Looks OK to me, on typical implementations (and if UCHAR_MAX is the
same as UINT_MAX we have problems implementing the entire library
anyway
). It has two negative consequences, though:
- It doubles (well, almost) the size of the table, which used to
only be 257 entries (for the typical EOF=-1 through the typical
UCHAR_MAX=255).
- It only works if you *also* make sure that EOF is defined as,
e.g., -129 on machines where plain char is signed.
If we assume that you are the (sole) implementor, *you* get to
define whether plain char is signed, and you get to #define EOF in
<stdio.h>. You also get to decide on the actual values of UCHAR_MAX,
SCHAR_MIN, and SCHAR_MAX; let us assume you go with the typical
255, -128, and 127.
If you then choose to make both:
char *p; ... isspace(*p++) ...
and
int c; ... isspace(c = getc(fp)) ...
work, you can do this more simply by:
a) in stdio.h, #define EOF -129
b) in ctype.h,
#define isspace(c) (__ctype_table[(c) + 129] & __CT_ISSPACE)
where __ctype_table is an array of size (255+129) or 384. (The
double underscore names are in your -- the implementor's -- reserved
namespace, so you can be sure no user has used them for anything.
No silly user would go and put "#ifndef __FOO_H / #define __FOO_H_ /
#endif" in a header file, would they?
)
Note that, for ctype.h macros, there are three cases:
- the user passes a plain (or explicitly signed) "char" value;
- the user passes a correctly-converted "unsigned char" value;
- the user passes a value obtained from the getc() family.

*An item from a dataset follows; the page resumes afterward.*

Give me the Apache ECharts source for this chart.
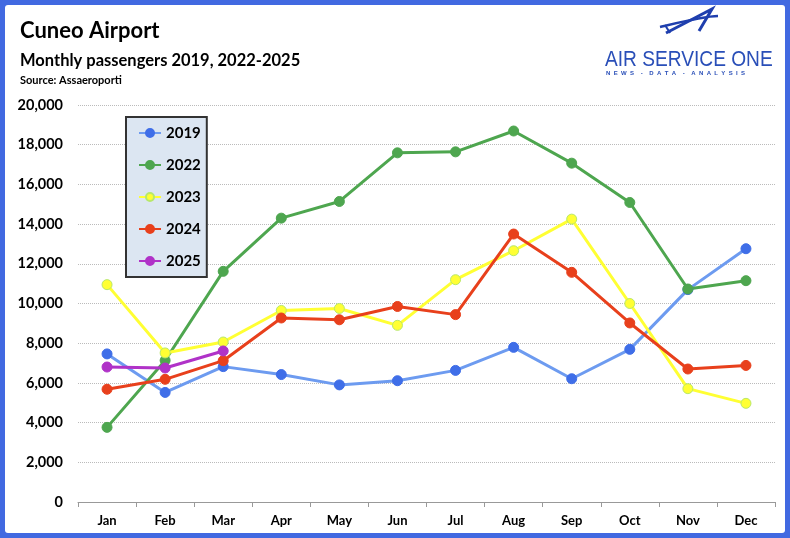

In the first case, the possible valid values are -128..127 (we know
this because we, the implementors, just *defined* CHAR_MIN and
CHAR_MAX, while writing the C compiler!). In the second case, the
possible valid values are 0..255 (again, *we* defined these when
we wrote the compiler). In the last case, the valid values are
{EOF = -129, 0..255} -- again, we defined EOF.
Note that if we choose to define EOF as -1, we will not be able
to tell, in our table lookup, an invocation of isspace(EOF) from
"char c = -1; isspace(c)". If character -1 is not a space, that
might be OK (because EOF is not a space either), but character -1
is often y-umlaut ("ÿ", if your Usenet client has not eaten it),
which should produce a true (nonzero) value for some of the is*
functions for which is*(EOF) must be false (zero).
Alternatively, instead of testing whether the user has written
correct EOF-handling code (i.e., has not assumed that EOF is defined
as -1), and allowing the user to get by with sloppy is*() calls,
we can write the ctype.h macros in the usual fashion, and test
whether the user has written correct is*() calls while letting the
user get by with sloppy EOF-handling code. This shrinks our table
back from 384 entries to 257, and makes incorrect C code break on
*our* machine (whatever it is) in the same cases where it breaks
on Intel machines running Microsoftware, instead of breaking
different incorrect C code. (And: guess which breakage people
accept more easily....
)